Electoral Commission of SA (IEC) chairwoman Pansy Tlakula should be removed from her position due to misconduct, the Electoral Court ruled on Wednesday.
Judge Lotter Wepener recommended her removal in his written judgment, but this was a decision for the relevant committee of the National Assembly.
"In my view, the respondent compromised the independence and integrity of the commission to such an extent that her actions complained of constitute misconduct within the meaning of the Electoral Commission Act."
The court concluded that Tlakula had committed misconduct to an extent warranting her removal from office. The Electoral Court needed to reach an opinion on her conduct, upon which to base its recommendation, to be passed on to Parliament.
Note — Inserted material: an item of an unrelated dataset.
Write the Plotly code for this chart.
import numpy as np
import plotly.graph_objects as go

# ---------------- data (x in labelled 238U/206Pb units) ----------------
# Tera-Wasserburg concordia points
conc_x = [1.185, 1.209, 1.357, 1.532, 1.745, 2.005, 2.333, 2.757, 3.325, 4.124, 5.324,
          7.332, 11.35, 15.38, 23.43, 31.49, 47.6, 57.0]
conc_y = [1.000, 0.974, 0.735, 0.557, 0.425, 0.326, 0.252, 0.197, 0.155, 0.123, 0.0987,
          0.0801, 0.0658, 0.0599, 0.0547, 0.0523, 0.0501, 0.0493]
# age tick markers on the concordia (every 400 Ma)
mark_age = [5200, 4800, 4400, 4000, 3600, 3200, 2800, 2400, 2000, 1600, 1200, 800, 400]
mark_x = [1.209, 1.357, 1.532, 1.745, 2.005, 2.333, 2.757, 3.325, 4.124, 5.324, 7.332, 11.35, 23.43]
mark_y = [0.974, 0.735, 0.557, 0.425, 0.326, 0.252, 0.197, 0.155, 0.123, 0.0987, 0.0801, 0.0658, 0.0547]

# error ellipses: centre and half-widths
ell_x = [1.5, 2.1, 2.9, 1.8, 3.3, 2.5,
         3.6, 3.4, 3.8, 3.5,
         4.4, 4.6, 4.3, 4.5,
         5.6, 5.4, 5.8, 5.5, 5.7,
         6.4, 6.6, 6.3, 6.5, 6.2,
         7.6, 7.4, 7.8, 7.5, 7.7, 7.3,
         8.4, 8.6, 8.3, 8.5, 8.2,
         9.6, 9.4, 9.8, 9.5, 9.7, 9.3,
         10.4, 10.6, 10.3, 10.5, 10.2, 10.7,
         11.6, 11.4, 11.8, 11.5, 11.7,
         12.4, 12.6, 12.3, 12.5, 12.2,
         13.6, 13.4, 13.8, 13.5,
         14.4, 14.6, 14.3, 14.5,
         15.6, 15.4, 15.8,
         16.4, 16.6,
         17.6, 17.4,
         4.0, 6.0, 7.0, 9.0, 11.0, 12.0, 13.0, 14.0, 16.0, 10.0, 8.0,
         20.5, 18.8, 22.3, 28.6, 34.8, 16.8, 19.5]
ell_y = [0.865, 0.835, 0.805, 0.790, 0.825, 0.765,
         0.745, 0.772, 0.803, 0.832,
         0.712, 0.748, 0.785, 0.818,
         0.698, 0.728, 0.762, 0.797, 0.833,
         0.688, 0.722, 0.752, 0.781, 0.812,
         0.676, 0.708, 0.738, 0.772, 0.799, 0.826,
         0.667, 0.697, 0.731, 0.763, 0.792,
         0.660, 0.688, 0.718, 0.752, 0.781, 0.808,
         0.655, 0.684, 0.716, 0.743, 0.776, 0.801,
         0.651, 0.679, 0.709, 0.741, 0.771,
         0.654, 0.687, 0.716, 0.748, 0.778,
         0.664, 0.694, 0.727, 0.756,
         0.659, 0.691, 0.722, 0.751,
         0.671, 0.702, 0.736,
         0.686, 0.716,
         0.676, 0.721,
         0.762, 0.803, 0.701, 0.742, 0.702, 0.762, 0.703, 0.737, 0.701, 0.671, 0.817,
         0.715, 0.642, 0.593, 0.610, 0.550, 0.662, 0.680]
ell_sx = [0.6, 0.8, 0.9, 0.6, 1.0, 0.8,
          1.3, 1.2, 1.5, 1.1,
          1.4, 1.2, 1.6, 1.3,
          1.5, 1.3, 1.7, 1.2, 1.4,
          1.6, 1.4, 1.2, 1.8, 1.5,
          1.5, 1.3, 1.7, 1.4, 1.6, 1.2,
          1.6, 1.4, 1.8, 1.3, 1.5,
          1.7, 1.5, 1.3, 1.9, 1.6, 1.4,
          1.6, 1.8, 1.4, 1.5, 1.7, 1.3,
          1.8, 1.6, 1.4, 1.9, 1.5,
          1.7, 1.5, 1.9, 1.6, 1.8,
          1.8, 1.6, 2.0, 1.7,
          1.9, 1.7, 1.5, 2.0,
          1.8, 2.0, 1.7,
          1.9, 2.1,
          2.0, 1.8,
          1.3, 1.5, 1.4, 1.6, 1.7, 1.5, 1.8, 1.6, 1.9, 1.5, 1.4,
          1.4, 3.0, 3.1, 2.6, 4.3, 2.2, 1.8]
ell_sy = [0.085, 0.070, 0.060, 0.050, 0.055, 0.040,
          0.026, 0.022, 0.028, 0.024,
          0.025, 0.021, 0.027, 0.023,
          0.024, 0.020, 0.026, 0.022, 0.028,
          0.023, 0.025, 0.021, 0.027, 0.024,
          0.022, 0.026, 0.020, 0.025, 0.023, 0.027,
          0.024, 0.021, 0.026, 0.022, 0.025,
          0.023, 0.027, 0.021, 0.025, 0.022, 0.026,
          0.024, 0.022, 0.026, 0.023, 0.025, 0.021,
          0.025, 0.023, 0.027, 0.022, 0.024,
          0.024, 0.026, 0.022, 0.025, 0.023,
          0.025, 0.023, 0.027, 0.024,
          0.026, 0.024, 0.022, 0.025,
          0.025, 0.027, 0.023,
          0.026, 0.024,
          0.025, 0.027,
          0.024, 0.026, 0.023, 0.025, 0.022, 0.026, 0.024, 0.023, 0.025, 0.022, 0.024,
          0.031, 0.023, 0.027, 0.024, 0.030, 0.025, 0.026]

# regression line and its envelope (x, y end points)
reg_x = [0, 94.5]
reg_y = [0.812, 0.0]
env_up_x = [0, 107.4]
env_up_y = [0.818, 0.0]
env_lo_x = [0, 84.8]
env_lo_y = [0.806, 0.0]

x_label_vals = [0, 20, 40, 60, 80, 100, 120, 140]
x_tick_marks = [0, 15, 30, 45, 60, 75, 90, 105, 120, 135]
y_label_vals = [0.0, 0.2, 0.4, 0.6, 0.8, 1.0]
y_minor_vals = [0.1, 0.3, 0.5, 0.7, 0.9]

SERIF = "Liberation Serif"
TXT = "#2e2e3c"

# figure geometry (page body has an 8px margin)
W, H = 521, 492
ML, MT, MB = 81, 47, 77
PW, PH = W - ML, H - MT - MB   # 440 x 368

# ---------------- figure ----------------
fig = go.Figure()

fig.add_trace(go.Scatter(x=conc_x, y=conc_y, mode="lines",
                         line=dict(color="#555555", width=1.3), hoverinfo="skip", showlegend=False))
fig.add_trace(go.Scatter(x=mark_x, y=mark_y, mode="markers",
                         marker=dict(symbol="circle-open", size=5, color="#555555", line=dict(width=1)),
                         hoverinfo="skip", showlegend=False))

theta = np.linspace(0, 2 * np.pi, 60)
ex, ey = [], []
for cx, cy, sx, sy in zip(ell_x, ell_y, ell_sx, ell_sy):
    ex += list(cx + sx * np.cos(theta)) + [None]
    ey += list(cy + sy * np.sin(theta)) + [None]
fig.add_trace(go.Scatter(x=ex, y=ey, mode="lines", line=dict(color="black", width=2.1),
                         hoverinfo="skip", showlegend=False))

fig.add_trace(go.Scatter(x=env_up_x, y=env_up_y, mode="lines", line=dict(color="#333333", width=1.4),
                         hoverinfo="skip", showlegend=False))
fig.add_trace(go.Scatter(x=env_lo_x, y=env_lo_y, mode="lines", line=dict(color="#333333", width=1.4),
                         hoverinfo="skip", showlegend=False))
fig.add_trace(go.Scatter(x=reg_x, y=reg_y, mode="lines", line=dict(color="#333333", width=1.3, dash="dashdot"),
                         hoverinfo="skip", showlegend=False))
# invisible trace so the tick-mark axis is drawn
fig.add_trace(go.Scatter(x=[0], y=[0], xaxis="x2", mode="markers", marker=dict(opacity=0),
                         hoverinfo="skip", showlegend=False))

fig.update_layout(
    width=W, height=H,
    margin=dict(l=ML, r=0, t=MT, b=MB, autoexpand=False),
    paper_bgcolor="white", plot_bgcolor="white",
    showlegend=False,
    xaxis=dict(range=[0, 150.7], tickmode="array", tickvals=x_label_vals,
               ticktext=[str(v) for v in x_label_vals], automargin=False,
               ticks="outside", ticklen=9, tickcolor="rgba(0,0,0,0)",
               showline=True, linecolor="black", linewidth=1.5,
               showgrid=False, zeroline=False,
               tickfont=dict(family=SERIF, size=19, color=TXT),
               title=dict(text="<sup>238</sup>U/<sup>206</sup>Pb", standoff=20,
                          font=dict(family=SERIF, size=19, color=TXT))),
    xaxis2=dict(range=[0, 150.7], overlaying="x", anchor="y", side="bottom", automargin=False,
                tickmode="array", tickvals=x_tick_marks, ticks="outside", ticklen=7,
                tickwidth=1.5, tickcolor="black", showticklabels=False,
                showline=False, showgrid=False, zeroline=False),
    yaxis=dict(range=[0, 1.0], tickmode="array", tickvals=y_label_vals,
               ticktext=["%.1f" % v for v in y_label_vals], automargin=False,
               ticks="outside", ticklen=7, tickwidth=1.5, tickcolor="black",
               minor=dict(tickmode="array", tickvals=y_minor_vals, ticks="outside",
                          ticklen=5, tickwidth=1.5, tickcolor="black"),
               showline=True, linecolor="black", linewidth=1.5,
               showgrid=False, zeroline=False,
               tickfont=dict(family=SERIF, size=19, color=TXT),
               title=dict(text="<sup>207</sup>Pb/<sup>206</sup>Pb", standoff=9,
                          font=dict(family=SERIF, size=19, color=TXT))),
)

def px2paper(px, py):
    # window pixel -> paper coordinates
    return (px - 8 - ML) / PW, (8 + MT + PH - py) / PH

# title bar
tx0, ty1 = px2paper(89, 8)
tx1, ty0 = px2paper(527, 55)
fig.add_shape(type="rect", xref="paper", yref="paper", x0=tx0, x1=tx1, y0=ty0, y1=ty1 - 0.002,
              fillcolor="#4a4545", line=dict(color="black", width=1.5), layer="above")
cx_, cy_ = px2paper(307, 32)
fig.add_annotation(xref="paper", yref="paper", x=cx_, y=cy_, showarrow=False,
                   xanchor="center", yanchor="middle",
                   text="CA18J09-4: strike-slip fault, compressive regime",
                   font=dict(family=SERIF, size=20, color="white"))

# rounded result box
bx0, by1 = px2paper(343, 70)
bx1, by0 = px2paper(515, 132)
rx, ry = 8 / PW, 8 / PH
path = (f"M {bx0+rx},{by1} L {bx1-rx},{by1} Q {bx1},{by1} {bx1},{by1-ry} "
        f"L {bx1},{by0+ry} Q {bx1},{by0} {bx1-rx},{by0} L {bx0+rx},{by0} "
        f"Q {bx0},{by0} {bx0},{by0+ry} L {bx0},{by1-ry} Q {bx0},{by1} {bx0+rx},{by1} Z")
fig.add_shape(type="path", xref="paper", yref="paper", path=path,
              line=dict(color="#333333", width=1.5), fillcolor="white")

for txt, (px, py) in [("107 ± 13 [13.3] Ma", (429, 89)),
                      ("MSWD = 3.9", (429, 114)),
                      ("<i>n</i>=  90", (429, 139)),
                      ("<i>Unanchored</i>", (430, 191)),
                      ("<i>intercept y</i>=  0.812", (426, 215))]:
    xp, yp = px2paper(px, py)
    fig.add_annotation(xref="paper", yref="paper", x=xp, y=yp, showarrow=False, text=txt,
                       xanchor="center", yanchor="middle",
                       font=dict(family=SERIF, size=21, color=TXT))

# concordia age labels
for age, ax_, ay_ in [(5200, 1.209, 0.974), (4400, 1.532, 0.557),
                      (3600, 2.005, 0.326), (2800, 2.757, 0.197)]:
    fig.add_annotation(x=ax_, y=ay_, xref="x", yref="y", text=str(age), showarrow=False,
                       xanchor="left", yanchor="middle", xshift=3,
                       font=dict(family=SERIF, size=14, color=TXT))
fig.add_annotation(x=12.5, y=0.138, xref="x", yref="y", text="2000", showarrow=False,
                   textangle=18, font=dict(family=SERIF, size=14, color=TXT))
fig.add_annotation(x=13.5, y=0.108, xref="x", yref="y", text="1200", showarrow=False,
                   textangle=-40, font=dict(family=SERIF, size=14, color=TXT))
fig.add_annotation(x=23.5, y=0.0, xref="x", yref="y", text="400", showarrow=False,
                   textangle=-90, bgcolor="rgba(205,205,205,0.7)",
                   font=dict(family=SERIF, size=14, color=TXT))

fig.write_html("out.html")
This stemmed from an application by several opposition parties seeking Tlakula's resignation as chairwoman of the IEC before the May 7 elections.
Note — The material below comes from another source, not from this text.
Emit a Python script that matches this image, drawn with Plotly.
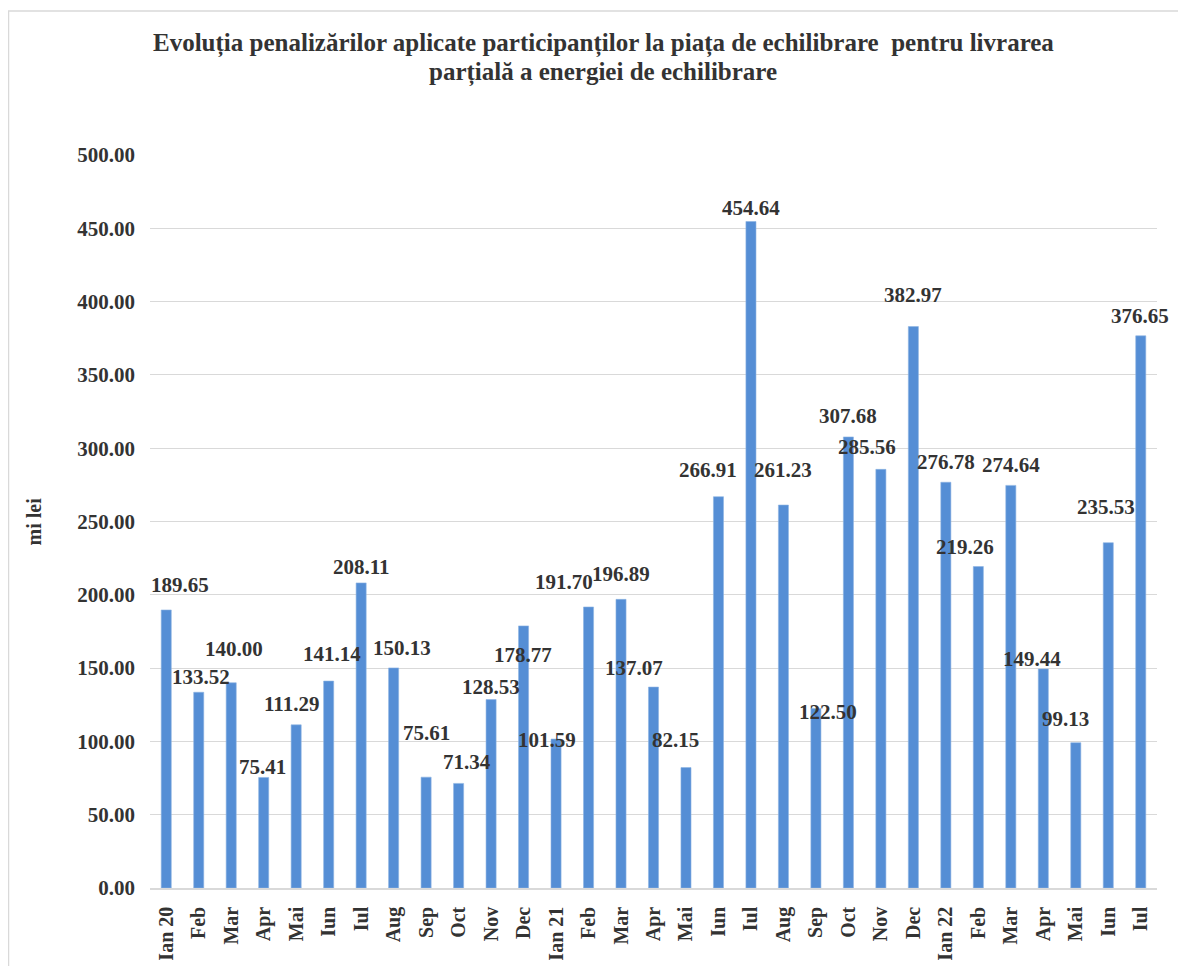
import plotly.graph_objects as go

months = ["Ian 20", "Feb", "Mar", "Apr", "Mai", "Iun", "Iul", "Aug", "Sep", "Oct", "Nov", "Dec",
          "Ian 21", "Feb", "Mar", "Apr", "Mai", "Iun", "Iul", "Aug", "Sep", "Oct", "Nov", "Dec",
          "Ian 22", "Feb", "Mar", "Apr", "Mai", "Iun", "Iul"]
values = [189.65, 133.52, 140.00, 75.41, 111.29, 141.14, 208.11, 150.13, 75.61, 71.34, 128.53, 178.77,
          101.59, 191.70, 196.89, 137.07, 82.15, 266.91, 454.64, 261.23, 122.50, 307.68, 285.56, 382.97,
          276.78, 219.26, 274.64, 149.44, 99.13, 235.53, 376.65]
y_ticks = [0, 50, 100, 150, 200, 250, 300, 350, 400, 450, 500]
title_lines = ["Evoluția penalizărilor aplicate participanților la piața de echilibrare  pentru livrarea",
               "parțială a energiei de echilibrare"]

# label offsets in pixels (style: manual label placement of the original)
label_dx = [14, 2, 3, -1, -5, 3, 0, 8, 0, 8, 0, -1, -9, -25, 0, -20, -10, -10, 0, 0, 12, 0, -14, 0, 0, -13, 0, -11, -10, -2, -1]
label_dy = [25, 15, 34, 10, 21, 27, 16, 20, 44, 21, 13, -29, -1, 25, 25, 19, 28, 27, 14, 35, -4, 21, 22, 32, 20, 20, 20, 10, 24, 36, 20]

idx = list(range(len(months)))
FONT = "Liberation Serif, 'Times New Roman', Times, serif"
TXT = "#333333"

fig = go.Figure()
fig.add_trace(go.Bar(
    x=idx, y=values,
    marker=dict(color="#558ED5", line=dict(color="#8DB3E2", width=0.6)),
    showlegend=False,
))

annotations = []
for i, v in enumerate(values):
    annotations.append(dict(
        x=i, y=v, xref="x", yref="y",
        text=f"<b>{v:.2f}</b>", showarrow=False,
        xanchor="center", yanchor="middle",
        xshift=label_dx[i], yshift=label_dy[i],
        font=dict(family=FONT, size=21, color=TXT),
    ))

# browser adds an 8px body margin; figure is sized so the plot lands where the original's does
W, H = 1170, 958
L, R, T, B = 142, 21, 147, 78
pw, ph = W - L - R, H - T - B

annotations.append(dict(
    x=(25 - L) / pw, y=0.5, xref="paper", yref="paper",
    text="<b>mi lei</b>", textangle=-90, showarrow=False,
    xanchor="center", yanchor="middle",
    font=dict(family=FONT, size=20, color=TXT),
))

# two title lines (set as separate annotations for tighter line spacing)
for k, line in enumerate(title_lines):
    annotations.append(dict(
        x=(595 - L) / pw, y=1 + (T - (36 + 28 * k)) / ph, xref="paper", yref="paper",
        text=f"<b>{line}</b>", showarrow=False,
        xanchor="center", yanchor="middle",
        font=dict(family=FONT, size=25, color=TXT),
    ))

fig.update_layout(
    width=W, height=H,
    margin=dict(l=L, r=R, t=T, b=B),
    paper_bgcolor="white", plot_bgcolor="white",
    bargap=0.69,
    xaxis=dict(
        tickmode="array", tickvals=idx, ticktext=[f"<b>{m}</b>" for m in months],
        tickangle=-90, range=[-0.5, len(months) - 0.5],
        showgrid=False, showline=True, linecolor="#D9D9D9", linewidth=1.5,
        ticks="", ticklabelstandoff=9, automargin=False,
        tickfont=dict(family=FONT, size=20, color=TXT),
        fixedrange=True,
    ),
    yaxis=dict(
        range=[0, 500], tickmode="array", tickvals=y_ticks,
        ticktext=[f"<b>{t:.2f}</b>" for t in y_ticks],
        showgrid=True, gridcolor="#D9D9D9", gridwidth=1.2,
        zeroline=False, showline=False, ticks="", ticklabelstandoff=14, automargin=False,
        tickfont=dict(family=FONT, size=21, color=TXT),
    ),
    annotations=annotations,
    shapes=[dict(
        type="rect", xref="paper", yref="paper",
        x0=(0.5 - L) / pw, x1=(W + 10 - L) / pw,
        y0=-(H + 10 - T - ph) / ph, y1=1 + (T - 3) / ph,
        line=dict(color="#D9D9D9", width=1.5), fillcolor="rgba(0,0,0,0)", layer="below",
    )],
)

fig.write_html("out.html")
The United Democratic Movement, the African Christian Democratic Party, the Congress of the People, Agang SA, and the Economic Freedom Fighters wanted Tlakula's resignation, arguing that her integrity had been compromised.
This followed a report by the public protector and a subsequent forensic investigation by the National Treasury into the procurement of the IEC's Riverside Office Park headquarters building in Centurion.
Madonsela found, among other things, Tlakula had a relationship --possibly of a romantic nature -- with the then chairman of Parliament's finance portfolio committee Thaba Mufamadi.
He was a shareholder in Abland, which owns the IEC's current premises.
The Treasury probe found the process was neither fair, transparent, nor cost-effective. It also found Tlakula neither gave guidance nor formally informed various people what was expected of them in the process.
The court proceedings were postponed until after the general elections as the court did not have enough time to make a recommendation.
In his judgment on Wednesday, Wepener found that Tlakula's conduct risked damaging public confidence in the integrity and impartiality of the IEC.
"It is conduct of such a nature, that had it been known at the time of the respondent's appointment as commissioner, [it] would in all probability have played a role in the decision whether or not to appoint her," Wepener found.
The political parties who brought the application were justified in their concerns that the independence of the commission had been tainted.